Here’s Felix, cleverly disguised as Felix, hiding in plain sight!
          “You lookin’ at me?  If you dont like what you see, then, “watch it,” Buster.  I’m cruisin’ for a fight!”
          Popeye, also, has a rather spectacular mask.  Asked, what he’s supposed to be, he replied: “I yam what I yam!"
          Here is Der Captain Katzenjammer.  This mask is absolutely huge, maybe big enough for two!  I discovered it at Atlantic City.  Although, I thought it was “good looking,” in a moment of generosity, I passed it on to a friend.  A few years later, I bought it at an auction, when he sold his collection!

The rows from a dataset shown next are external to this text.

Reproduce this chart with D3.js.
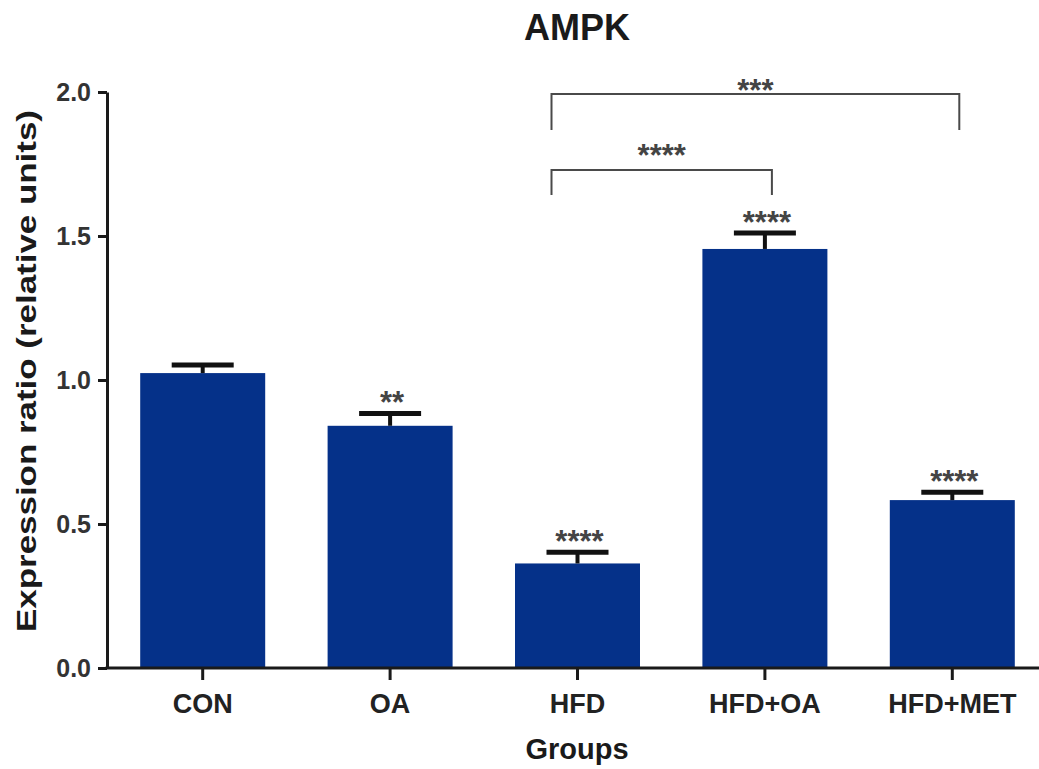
<!DOCTYPE html>
<html>
<head>
<meta charset="utf-8">
<script src="https://cdn.jsdelivr.net/npm/d3@7"></script>
<style>
  html, body { margin: 0; padding: 0; background: #fff; }
  svg text { font-family: "Liberation Sans", Arial, sans-serif; font-weight: bold; }
</style>
</head>
<body>
<div id="chart"></div>
<script>
  const groups = ["CON", "OA", "HFD", "HFD+OA", "HFD+MET"];
  const means = [1.024, 0.841, 0.363, 1.455, 0.583];
  const sems = [0.028, 0.043, 0.039, 0.055, 0.027];
  const barStars = ["", "**", "****", "****", "****"];

  const yTicks = [0, 0.5, 1.0, 1.5, 2.0];

  // bracket comparisons
  const compareFrom = ["HFD", "HFD"];
  const compareTo = ["HFD+OA", "HFD+MET"];
  const compareStars = ["****", "***"];
  const compareTop = [1.729, 1.993];
  const compareLegEnd = [1.642, 1.868];
  const compareStarY = [1.804, 2.03];

  const width = 1039, height = 769;
  const x0 = 107, yBottom = 668, yTop = 92;

  const svg = d3.select("#chart")
    .append("svg")
    .attr("width", width)
    .attr("height", height);

  const x = d3.scaleBand()
    .domain(groups)
    .range([109, 1046])
    .paddingInner(0.333)
    .paddingOuter(0.1665);

  const y = d3.scaleLinear()
    .domain([0, 2])
    .range([yBottom, yTop]);

  // bars
  svg.selectAll(".bar")
    .data(groups)
    .join("rect")
    .attr("class", "bar")
    .attr("x", d => x(d))
    .attr("width", x.bandwidth())
    .attr("y", (d, i) => y(means[i]))
    .attr("height", (d, i) => y(0) - y(means[i]))
    .attr("fill", "#053189");

  // error bars (upper only)
  const capHalf = 31;
  groups.forEach((g, i) => {
    const cx = x(g) + x.bandwidth() / 2;
    svg.append("line")
      .attr("x1", cx).attr("x2", cx)
      .attr("y1", y(means[i])).attr("y2", y(means[i] + sems[i]))
      .attr("stroke", "#111").attr("stroke-width", 4);
    svg.append("line")
      .attr("x1", cx - capHalf).attr("x2", cx + capHalf)
      .attr("y1", y(means[i] + sems[i])).attr("y2", y(means[i] + sems[i]))
      .attr("stroke", "#111").attr("stroke-width", 5);
    if (barStars[i]) {
      svg.append("text")
        .attr("x", cx + 2)
        .attr("y", y(means[i] + sems[i]) - 18 + 18)
        .attr("text-anchor", "middle")
        .attr("font-size", "31px")
        .attr("fill", "#444")
        .text(barStars[i]);
    }
  });

  // comparison brackets
  compareFrom.forEach((from, i) => {
    const xl = x(from) + x.bandwidth() / 2 - 26;
    const xr = x(compareTo[i]) + x.bandwidth() / 2 + 7;
    svg.append("path")
      .attr("d", `M${xl},${y(compareLegEnd[i])}V${y(compareTop[i])}H${xr}V${y(compareLegEnd[i])}`)
      .attr("fill", "none")
      .attr("stroke", "#4a4a4a")
      .attr("stroke-width", 2);
    svg.append("text")
      .attr("x", (xl + xr) / 2)
      .attr("y", y(compareStarY[i]) + 18)
      .attr("text-anchor", "middle")
      .attr("font-size", "31px")
      .attr("fill", "#444")
      .text(compareStars[i]);
  });

  // y axis
  const yAxis = svg.append("g")
    .attr("transform", `translate(${x0},0)`)
    .call(d3.axisLeft(y)
      .tickValues(yTicks)
      .tickFormat(d3.format(".1f"))
      .tickSize(9)
      .tickSizeOuter(0)
      .tickPadding(7));
  yAxis.select(".domain").attr("stroke", "#1a1a1a").attr("stroke-width", 3);
  yAxis.selectAll(".tick line").attr("stroke", "#1a1a1a").attr("stroke-width", 3);
  yAxis.selectAll(".tick text")
    .attr("font-size", "25px")
    .attr("fill", "#333");

  // x axis
  const xAxis = svg.append("g")
    .attr("transform", `translate(0,${yBottom})`)
    .call(d3.axisBottom(x)
      .tickSize(12)
      .tickSizeOuter(0)
      .tickPadding(14));
  xAxis.select(".domain").remove();
  xAxis.append("line")
    .attr("x1", x0 - 1.5).attr("x2", width)
    .attr("y1", 0).attr("y2", 0)
    .attr("stroke", "#1a1a1a").attr("stroke-width", 3);
  xAxis.selectAll(".tick line").attr("stroke", "#1a1a1a").attr("stroke-width", 3);
  xAxis.selectAll(".tick text")
    .attr("font-size", "27px")
    .attr("fill", "#222");

  // title
  svg.append("text")
    .attr("x", 577)
    .attr("y", 40)
    .attr("text-anchor", "middle")
    .attr("font-size", "36px")
    .attr("fill", "#1a1a1a")
    .text("AMPK");

  // axis titles
  svg.append("text")
    .attr("x", 577)
    .attr("y", 759)
    .attr("text-anchor", "middle")
    .attr("font-size", "29px")
    .attr("fill", "#1a1a1a")
    .text("Groups");

  svg.append("text")
    .attr("transform", "translate(36,371) rotate(-90)")
    .attr("text-anchor", "middle")
    .attr("font-size", "28px")
    .attr("fill", "#1a1a1a")
    .attr("textLength", 522)
    .attr("lengthAdjust", "spacingAndGlyphs")
    .text("Expression ratio (relative units)");
</script>
</body>
</html>
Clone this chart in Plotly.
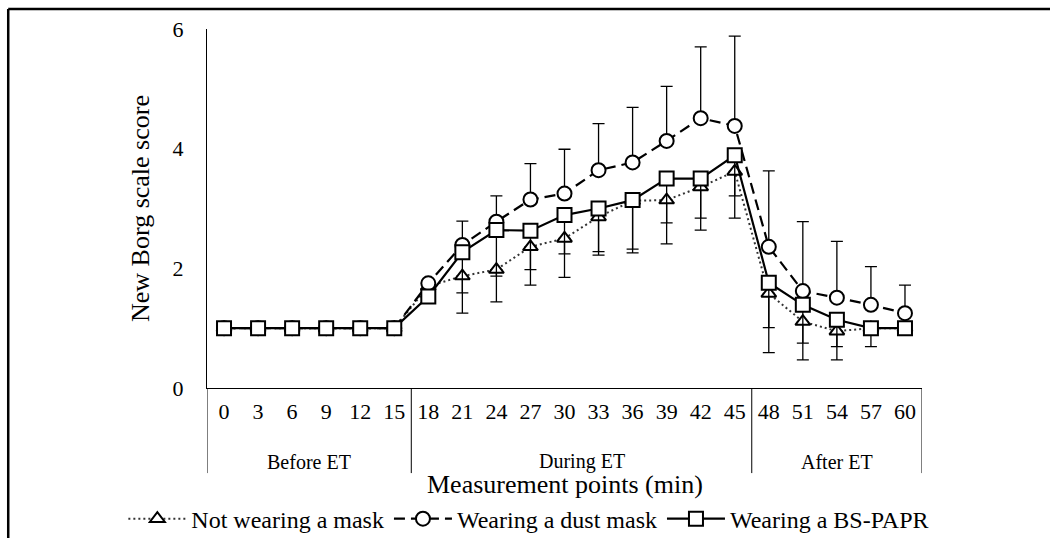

          Here are two fragile fragments, The Captain from the Katzenjammer Kids, and Moon Mullins.  They must have been part of an entire series of all the famous Comic Characters.  These were crushed when I discovered them.  It took a lot of TLC to get them into even this delicate condition.  These are hand painted, quite nicely.  I would love to have the entire set.

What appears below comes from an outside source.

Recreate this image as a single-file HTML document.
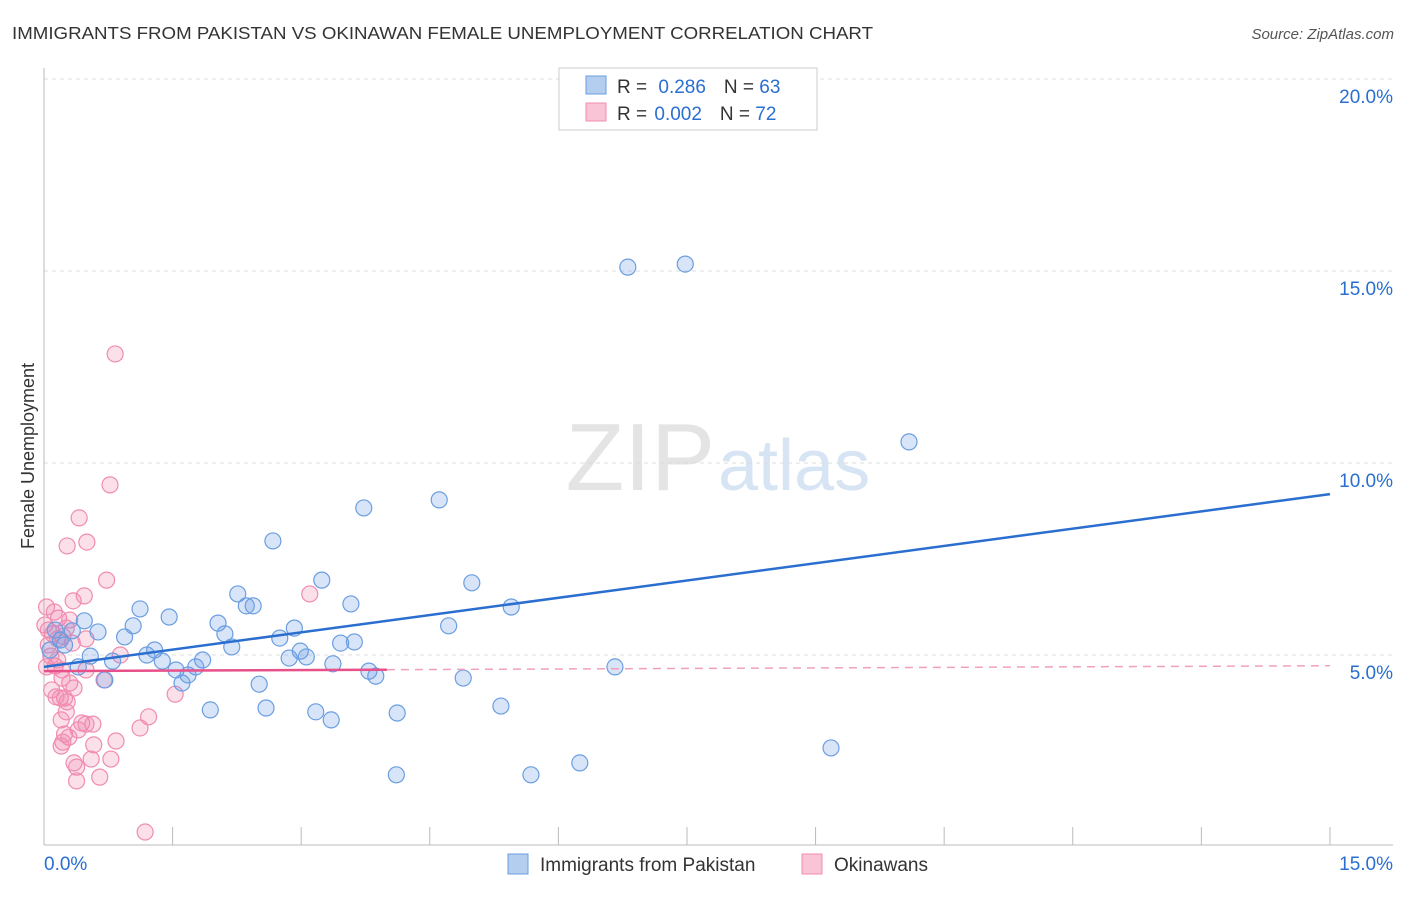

          Here is Mr. Peanut, a mask that is extraordinary.  It is made of some sort of clear material, perhaps, acetate.  This mask is much earlier than you might think. On the back it reads “Made in France.”  Its transparency catches light, in a most fascinating way.  Lit from above, it glows dramatically, which proves to be a most eerie illusion, when on a person’s face.
         This large Mr. Peanut shell has stood in the corner of this schoolhouse, for forty-three years, now.  He seems like part of the house itself, and as such, I forget that he is there.  I also forgot, until just now, posting the mask above, that he is a mask, as well, the largest one of all.  This Mr. Peanut is the very one who used to appear on the Boardwalk at Atlantic City, every day.  A piece of decorative wrapping ribbon from the Atlantic City Planters Peanut Store is still tied around his waist.

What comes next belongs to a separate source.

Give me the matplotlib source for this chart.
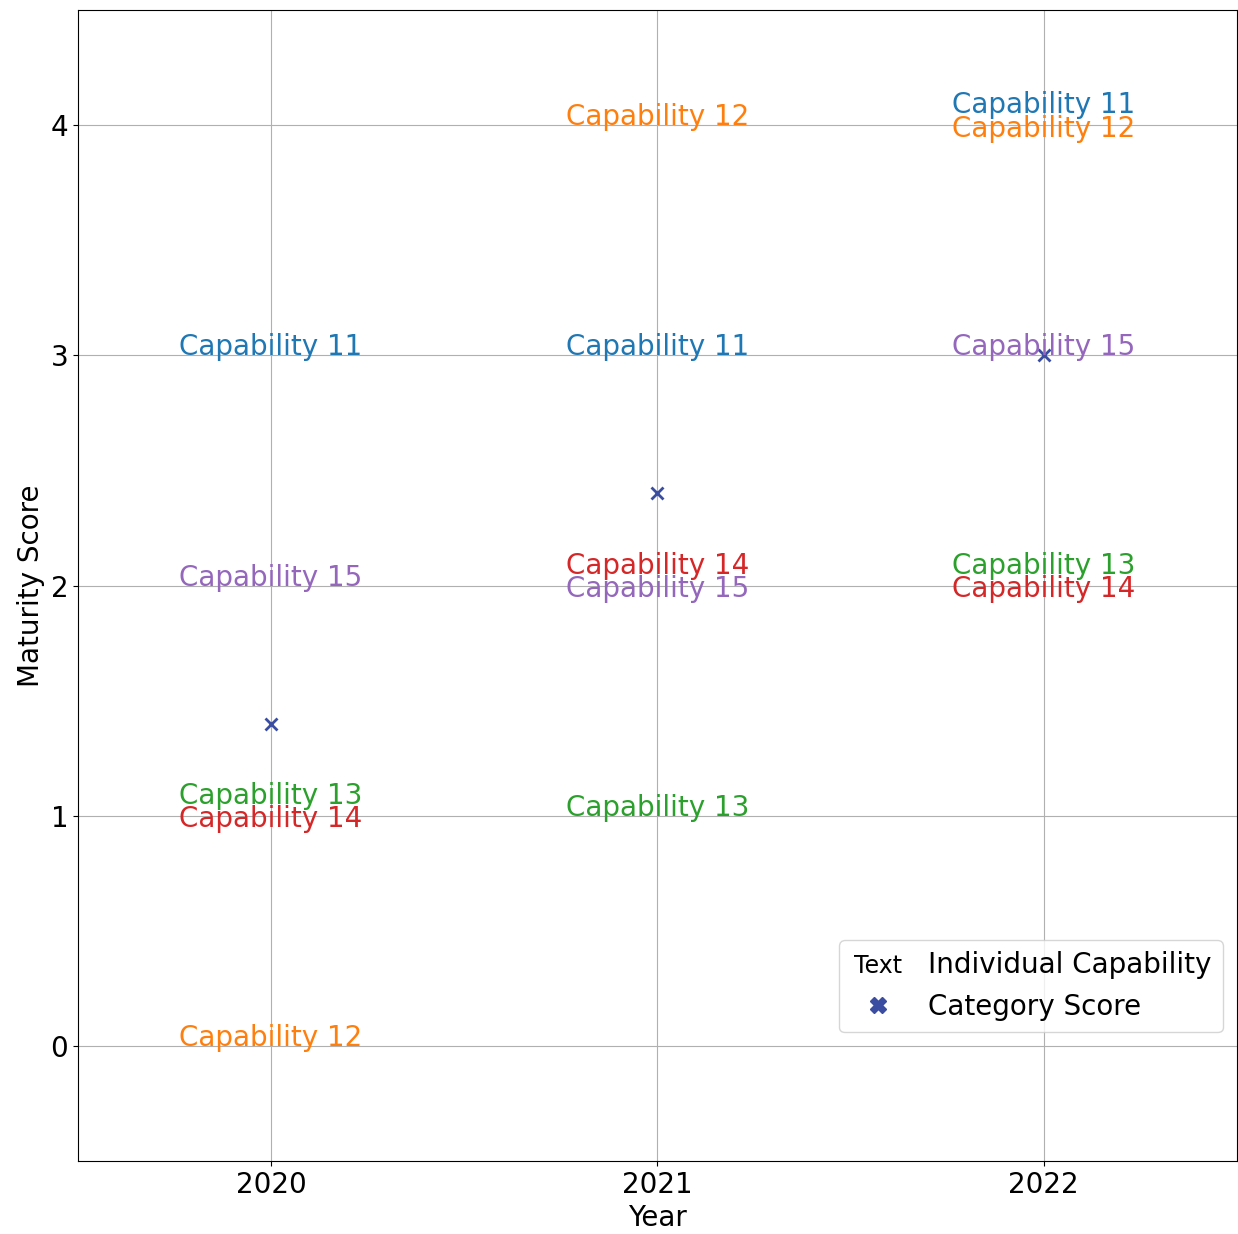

         Following where this web page is leading, I just realized that I have a costume of Mr. Peanut’s lookalike.  I’m speaking of Charlie McCarthy.  They both wear the a top hat and monocle.  This box was stacked atop a cabinet, out of sight, and out of mind.  Inside it, a costume, never worn, has been sleeping for half a century, or more, never dreaming it would be sought out, and photographed, today.  Then, it will be put away, to wait for another day, and another person, who won’t be me, to lift the lid, once more.
          Costumes, like this, in elegant substantial boxes, were not necessarily meant for Halloween.  They were sold in department stores, not in the five and dime.  And they were a year-round part of play time, in the era, before TV.  In spite of my proclamations of the pleasures of patina, artfully applied by the hard knocks of time, there is something thrilling about lifting the lid of a box, like this, to behold its pristine contents, absolutely mint!  It kind of takes your breath away!

There is one final mask I will include.  It sits over in a far corner, by the window, a place I rarely go, but when I do, it catches my eye, as it did, when I acquired it.  And, for reasons that I can’t explain, it pleases me.  If one were to ask me if I liked "The Flintstones," I would reply that “I Yabba, Dabba, Don’t!”  But there is something about this mask, its enormous size, and audacious presence, that I like.  It radiates an aura that is irresistibly up-beat.  The unpleasant looking gentleman in the corner is “ThePolitician,” a puppet, by Lou Bunin.
         Now, when it comes to scary, this Mickey Mask is really creepy.  It is made out of some kind of leather, origin unknown.  I have to say that I am uncomfortable with the vibrations that it radiates.  And the fact that it comes from Germany isn’t helping any!  It sits, permanently, atop the potbellied stove, upstairs.    And I tend to forget that it is there.  I don’t derive any pleasure from looking at it.  Nonetheless, it is interesting, in a weird sort of way, and powerful!   When one is surrounded by a thousand Mickeys, they start to look the same.  This one is an un-refreshing change.